26 Ağustos 2010 Perşembe

Eğitim İşi Sabır İstiyor


Bugünkü Pazarlama Doktora mülakatında Jüride bulunan değerli Hocamız Prof Dr. İsmail Kaya'nınaşağıdaki yazısı Türk eğitim sisteminin realitesini bizlere gösteriyor. Vakit bulursanız okumanızı dilerim .

Üniversitelerde bir ders dönemi daha kapanıyor. Bir tarafta girmek, öte yanda da kurtulmak için can atanlar… Ayrıca, mezuniyet sevinci veya hayata atılmak korkusuyla, Yüksek Lisans durağına sığınanlar da var.

Üniversitelerimiz ne âlemde? Bilime mi, piyasaya mı çalışıyorlar? ‘Her İl’e bir-iki’ deyip açılan kamu ve özel yeni üniversiteler derde derman oluyor mu? ‘Mezunlar iş bulamıyor, o halde üniversite eğitimi yetersiz’ hükmü doğru mu? Yoksa eğitimde yetersizliğin başka sebepleri mi var? Üniversiteler öğretmekten, öğrenmeye ve bilgi üretmeye zaman mı bulamıyorlar? Yoksa klikleşmeyle meşgul; ideolojilerini ve sıradan çalışmalarını bilim diye satmaya mı uğraşıyorlar? Doçentlik sınavlarında (2009) 100 den fazla etik ihlal dosyası neye işaret ediyor?

Ne yazık ki, üniversiteler giderek dershaneleşiyor, okumuş eleman yetiştiren birer meslek okuluna dönüşüyorlar. Gençlerimiz hayata, iş yapmaya, bir şeyler üretmeye yeterince hazırlanamıyorlar. Pek çoğu, bir meslek ve bir diploma sahibi olmanın, işte ve hayatta başarı için yeterli olacağını sanıyor. Üretken ve kaliteli bir insan olmayı, birlikte üretip, bir arada yaşamayı, üniversitede dahi öğretemiyoruz.

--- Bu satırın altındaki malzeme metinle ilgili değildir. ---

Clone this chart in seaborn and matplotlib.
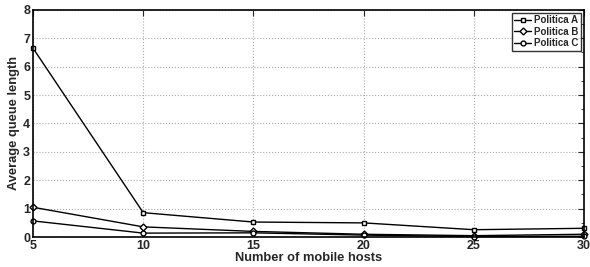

Devlet üniversiteleri öğrencinin kremasını alıyor ve bunları kalabalık içinde köreltiyor. Özel üniversiteler ise kontenjan doldurmak ve bütçe denkleştirmek peşindeler. Ekrandan ekrana gezdirdikleri PR’cı kadrolarla oluşturmaya çalıştıkları algılar gerçeklerle örtüşmüyor.

Devlet ve “vakıf” okulları beklendiği gibi birbirlerine rakip olamadılar. Eğitim karşılıklı olarak sulandırılıyor. Yeni araştırma alanlarıyla değil, yeni meslek kurslarıyla övünüyorlar. Meslek okulları/kurslarıyla üniversiteler/fakülteler arasındaki farklar kapanıyor. Sayıları artsa da, araştırmalar, tezler zayıflıyor. Bilimsel düzey düşüyor.

Bütün bunlara bir de hızla artan akademik kadro ihtiyacı eklenince, acelecilik artıyor, standartlar düşüyor, durum daha da ciddîleşiyor.